There is nothing in the list of powers delineated above which refers to water, irrigation, climate change, electricity transmission, education, health, agriculture or an array of other areas in which the Commonwealth now operates. The over stepping of the Commonwealth into areas rightly the province of State governments must be wound back. Numerous federal departments and agencies must be deconstructed, and their activities devolved to the States. Consideration must be given to making Local Government a third arm of government, recognised in the Constitution.

A guide for this way forward can be obtained from the 1975 Federal Election Policy Speech of Malcolm Fraser, which formed the basis of the successive policy of Federalism activated by the Fraser Government :

We will provide a sound basis of financial independence and responsibility for the States and Local Governments with the most significant reform of the federal system since Federation.

Our policy has been hailed around Australia by State and Local Governments.

  • It will give power and responsibility to State and Local Governments.
  • It will make them answerable to their own people.
  • It will also ensure equality between richer and poorer States and areas.
  • These will establish an independent council for Inter-governmental Relations, designed to resolve problems between the levels of Government.
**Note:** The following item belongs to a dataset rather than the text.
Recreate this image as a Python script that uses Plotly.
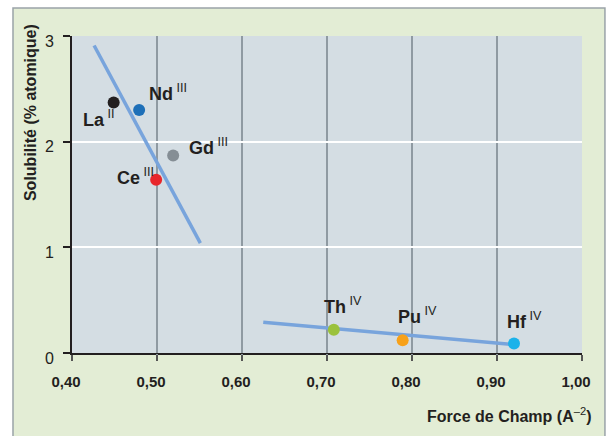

It is the greatest advance in Federal-State relations since Federation.

The Council for Inter-Governmental Relations morphed into the Council of Australian Governments (COAG) which was peremptorily terminated by the Morrison Government on 29 May 2020 and replaced by the somewhat undefined ‘National Cabinet’.

A new, streamlined COAG must be created, empowered to activate the process of devolution of power from the Federal Government back to the States and to Local Governments.

The first area of policy in which this process of devolution should occur should be indigenous affairs.